_PROBLEM_: Output the material word for word. Leave each picture out.

☆ ☆ ☆

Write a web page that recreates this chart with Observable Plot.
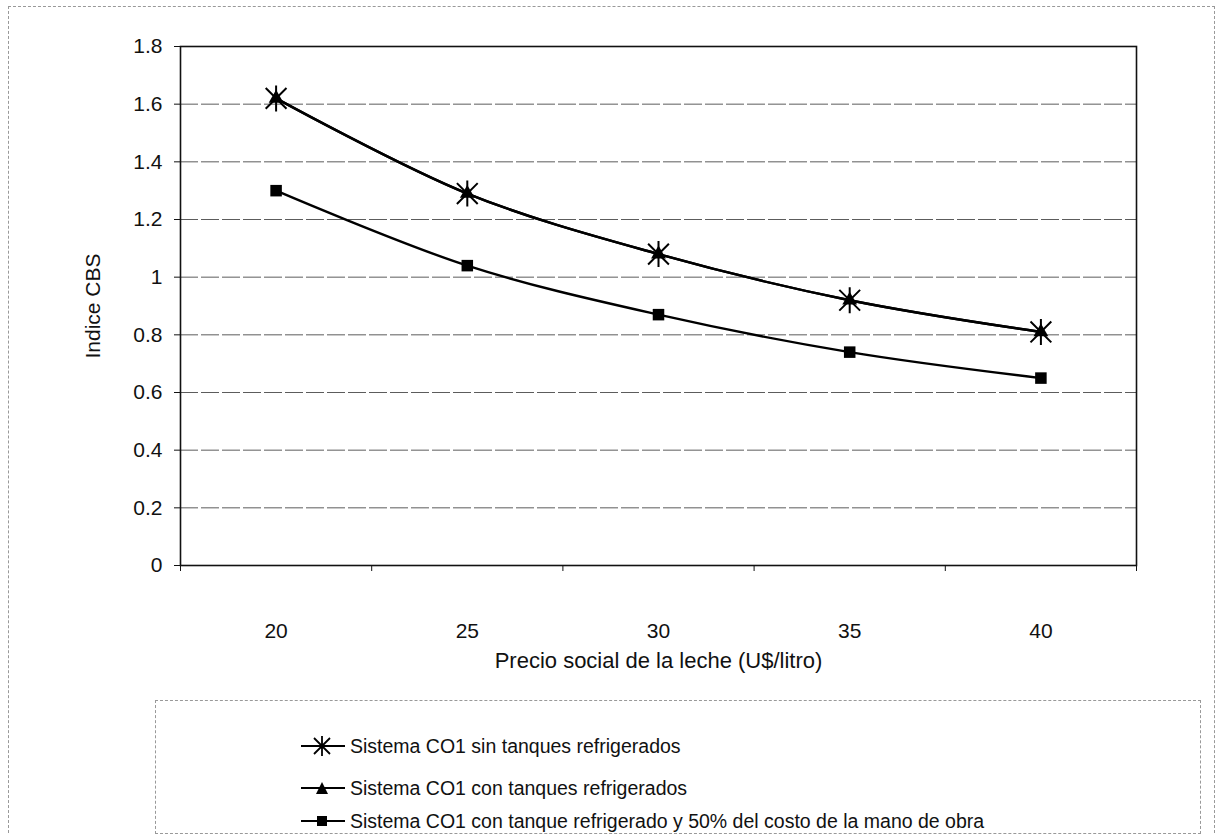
<!DOCTYPE html>
<html><head><meta charset="utf-8">
<script src="https://cdn.jsdelivr.net/npm/d3@7"></script>
<script src="https://cdn.jsdelivr.net/npm/@observablehq/plot@0.6"></script>
<style>
body{margin:0;background:#fff;font-family:"Liberation Sans",Arial,sans-serif;}
#wrap{position:relative;width:1220px;height:835px;overflow:hidden;background:#fff;}
#outer{position:absolute;left:8px;top:6px;width:1205px;height:840px;border:1px dashed #999;}
#chart{position:absolute;left:0;top:0;}
#legend{position:absolute;left:155px;top:700px;width:1044px;height:132px;border:1px dashed #999;}
.item{position:absolute;left:145px;display:flex;align-items:center;font-size:19.5px;color:#111;height:24px;line-height:24px;}
.item svg{margin-right:5px;}
</style></head>
<body><div id="wrap"><div id="outer"></div><div id="chart"></div><div id="legend"></div></div>
<script>
const categories = [20, 25, 30, 35, 40];
const sinTanques = [1.62, 1.29, 1.08, 0.92, 0.81];
const conTanques = [1.62, 1.29, 1.08, 0.92, 0.81];
const conTanque50 = [1.30, 1.04, 0.87, 0.74, 0.65];
const seriesNames = [
  "Sistema CO1 sin tanques refrigerados",
  "Sistema CO1 con tanques refrigerados",
  "Sistema CO1 con tanque refrigerado y 50% del costo de la mano de obra"
];
const yTicks = [0, 0.2, 0.4, 0.6, 0.8, 1, 1.2, 1.4, 1.6, 1.8];
const xLabel = "Precio social de la leche (U$/litro)";
const yLabel = "Indice CBS";

const seriesValues = [sinTanques, conTanques, conTanque50];
const data = [];
seriesValues.forEach((vals, si) => vals.forEach((v, i) => data.push({x: categories[i], y: v, series: seriesNames[si]})));

const step = categories[1] - categories[0];
const xDomain = [categories[0] - step / 2, categories[categories.length - 1] + step / 2];
const boundaries = d3.range(xDomain[0], xDomain[1] + step / 2, step);

const excelStar = {
  draw(ctx, size) {
    const r = Math.sqrt(size / Math.PI);
    const d = r * 0.8;
    ctx.moveTo(-d, -d); ctx.lineTo(d, d);
    ctx.moveTo(-d, d); ctx.lineTo(d, -d);
    ctx.moveTo(0, -r); ctx.lineTo(0, r);
  }
};

const chart = Plot.plot({
  width: 1220,
  height: 690,
  marginLeft: 180,
  marginRight: 84,
  marginTop: 46,
  marginBottom: 125,
  style: {fontFamily: '"Liberation Sans", Arial, sans-serif', fontSize: "21px", color: "#111", background: "transparent", overflow: "visible"},
  x: {domain: xDomain},
  y: {domain: [0, 1.8]},
  marks: [
    Plot.gridY(yTicks, {stroke: "#333", strokeOpacity: 0.8, strokeDasharray: "18,3"}),
    Plot.frame({stroke: "#111", strokeWidth: 1.6}),
    Plot.axisY(yTicks, {tickSize: 6, tickPadding: 12, tickFormat: d => String(d), label: yLabel, labelAnchor: "center", labelArrow: "none", labelOffset: 95}),
    Plot.axisX(categories, {tickSize: 0, tickPadding: 58, tickFormat: d => String(d), label: null}),
    Plot.text([xLabel], {text: d => d, frameAnchor: "bottom", lineAnchor: "middle", dy: 95, fontSize: 22, letterSpacing: "0.5px", fill: "#111"}),
    Plot.axisX(boundaries, {tickSize: 6, tickFormat: () => "", label: null}),
    Plot.line(data, {x: "x", y: "y", z: "series", curve: "catmull-rom", stroke: "#000", strokeWidth: 2.4}),
    Plot.dot(data.filter(d => d.series === seriesNames[0]), {x: "x", y: "y", symbol: excelStar, r: 13, stroke: "#000", strokeWidth: 2}),
    Plot.dot(data.filter(d => d.series === seriesNames[1]), {x: "x", y: "y", symbol: "triangle", r: 5.5, fill: "#000"}),
    Plot.dot(data.filter(d => d.series === seriesNames[2]), {x: "x", y: "y", symbol: "square", r: 6.5, fill: "#000"})
  ]
});
document.getElementById("chart").appendChild(chart);

// Legend
const legend = document.getElementById("legend");
const markerSvg = [
  '<path d="M13,1 L29,17 M13,17 L29,1 M21,-1 L21,19" stroke="#000" stroke-width="1.8" fill="none"/>',
  '<path d="M21,3 L27,15 L15,15 Z" fill="#000"/>',
  '<rect x="16" y="4" width="10" height="10" fill="#000"/>'
];
const legendTops = [33, 75, 108];
seriesNames.forEach((name, i) => {
  const div = document.createElement("div");
  div.className = "item";
  div.style.top = legendTops[i] + "px";
  div.innerHTML = '<svg width="44" height="18" viewBox="0 0 44 18" style="overflow:visible"><line x1="0" y1="9" x2="44" y2="9" stroke="#000" stroke-width="2"/>' + markerSvg[i] + '</svg><span>' + name + '</span>';
  legend.appendChild(div);
});
</script>
</body></html>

☆ ☆ ☆

_CORRECT RESPONSE_:
Write a web page that recreates this chart with Observable Plot.
<!DOCTYPE html>
<html><head><meta charset="utf-8">
<script src="https://cdn.jsdelivr.net/npm/d3@7"></script>
<script src="https://cdn.jsdelivr.net/npm/@observablehq/plot@0.6"></script>
<style>
body{margin:0;background:#fff;font-family:"Liberation Sans",Arial,sans-serif;}
#wrap{position:relative;width:1220px;height:835px;overflow:hidden;background:#fff;}
#outer{position:absolute;left:8px;top:6px;width:1205px;height:840px;border:1px dashed #999;}
#chart{position:absolute;left:0;top:0;}
#legend{position:absolute;left:155px;top:700px;width:1044px;height:132px;border:1px dashed #999;}
.item{position:absolute;left:145px;display:flex;align-items:center;font-size:19.5px;color:#111;height:24px;line-height:24px;}
.item svg{margin-right:5px;}
</style></head>
<body><div id="wrap"><div id="outer"></div><div id="chart"></div><div id="legend"></div></div>
<script>
const categories = [20, 25, 30, 35, 40];
const sinTanques = [1.62, 1.29, 1.08, 0.92, 0.81];
const conTanques = [1.62, 1.29, 1.08, 0.92, 0.81];
const conTanque50 = [1.30, 1.04, 0.87, 0.74, 0.65];
const seriesNames = [
  "Sistema CO1 sin tanques refrigerados",
  "Sistema CO1 con tanques refrigerados",
  "Sistema CO1 con tanque refrigerado y 50% del costo de la mano de obra"
];
const yTicks = [0, 0.2, 0.4, 0.6, 0.8, 1, 1.2, 1.4, 1.6, 1.8];
const xLabel = "Precio social de la leche (U$/litro)";
const yLabel = "Indice CBS";

const seriesValues = [sinTanques, conTanques, conTanque50];
const data = [];
seriesValues.forEach((vals, si) => vals.forEach((v, i) => data.push({x: categories[i], y: v, series: seriesNames[si]})));

const step = categories[1] - categories[0];
const xDomain = [categories[0] - step / 2, categories[categories.length - 1] + step / 2];
const boundaries = d3.range(xDomain[0], xDomain[1] + step / 2, step);

const excelStar = {
  draw(ctx, size) {
    const r = Math.sqrt(size / Math.PI);
    const d = r * 0.8;
    ctx.moveTo(-d, -d); ctx.lineTo(d, d);
    ctx.moveTo(-d, d); ctx.lineTo(d, -d);
    ctx.moveTo(0, -r); ctx.lineTo(0, r);
  }
};

const chart = Plot.plot({
  width: 1220,
  height: 690,
  marginLeft: 180,
  marginRight: 84,
  marginTop: 46,
  marginBottom: 125,
  style: {fontFamily: '"Liberation Sans", Arial, sans-serif', fontSize: "21px", color: "#111", background: "transparent", overflow: "visible"},
  x: {domain: xDomain},
  y: {domain: [0, 1.8]},
  marks: [
    Plot.gridY(yTicks, {stroke: "#333", strokeOpacity: 0.8, strokeDasharray: "18,3"}),
    Plot.frame({stroke: "#111", strokeWidth: 1.6}),
    Plot.axisY(yTicks, {tickSize: 6, tickPadding: 12, tickFormat: d => String(d), label: yLabel, labelAnchor: "center", labelArrow: "none", labelOffset: 95}),
    Plot.axisX(categories, {tickSize: 0, tickPadding: 58, tickFormat: d => String(d), label: null}),
    Plot.text([xLabel], {text: d => d, frameAnchor: "bottom", lineAnchor: "middle", dy: 95, fontSize: 22, letterSpacing: "0.5px", fill: "#111"}),
    Plot.axisX(boundaries, {tickSize: 6, tickFormat: () => "", label: null}),
    Plot.line(data, {x: "x", y: "y", z: "series", curve: "catmull-rom", stroke: "#000", strokeWidth: 2.4}),
    Plot.dot(data.filter(d => d.series === seriesNames[0]), {x: "x", y: "y", symbol: excelStar, r: 13, stroke: "#000", strokeWidth: 2}),
    Plot.dot(data.filter(d => d.series === seriesNames[1]), {x: "x", y: "y", symbol: "triangle", r: 5.5, fill: "#000"}),
    Plot.dot(data.filter(d => d.series === seriesNames[2]), {x: "x", y: "y", symbol: "square", r: 6.5, fill: "#000"})
  ]
});
document.getElementById("chart").appendChild(chart);

// Legend
const legend = document.getElementById("legend");
const markerSvg = [
  '<path d="M13,1 L29,17 M13,17 L29,1 M21,-1 L21,19" stroke="#000" stroke-width="1.8" fill="none"/>',
  '<path d="M21,3 L27,15 L15,15 Z" fill="#000"/>',
  '<rect x="16" y="4" width="10" height="10" fill="#000"/>'
];
const legendTops = [33, 75, 108];
seriesNames.forEach((name, i) => {
  const div = document.createElement("div");
  div.className = "item";
  div.style.top = legendTops[i] + "px";
  div.innerHTML = '<svg width="44" height="18" viewBox="0 0 44 18" style="overflow:visible"><line x1="0" y1="9" x2="44" y2="9" stroke="#000" stroke-width="2"/>' + markerSvg[i] + '</svg><span>' + name + '</span>';
  legend.appendChild(div);
});
</script>
</body></html>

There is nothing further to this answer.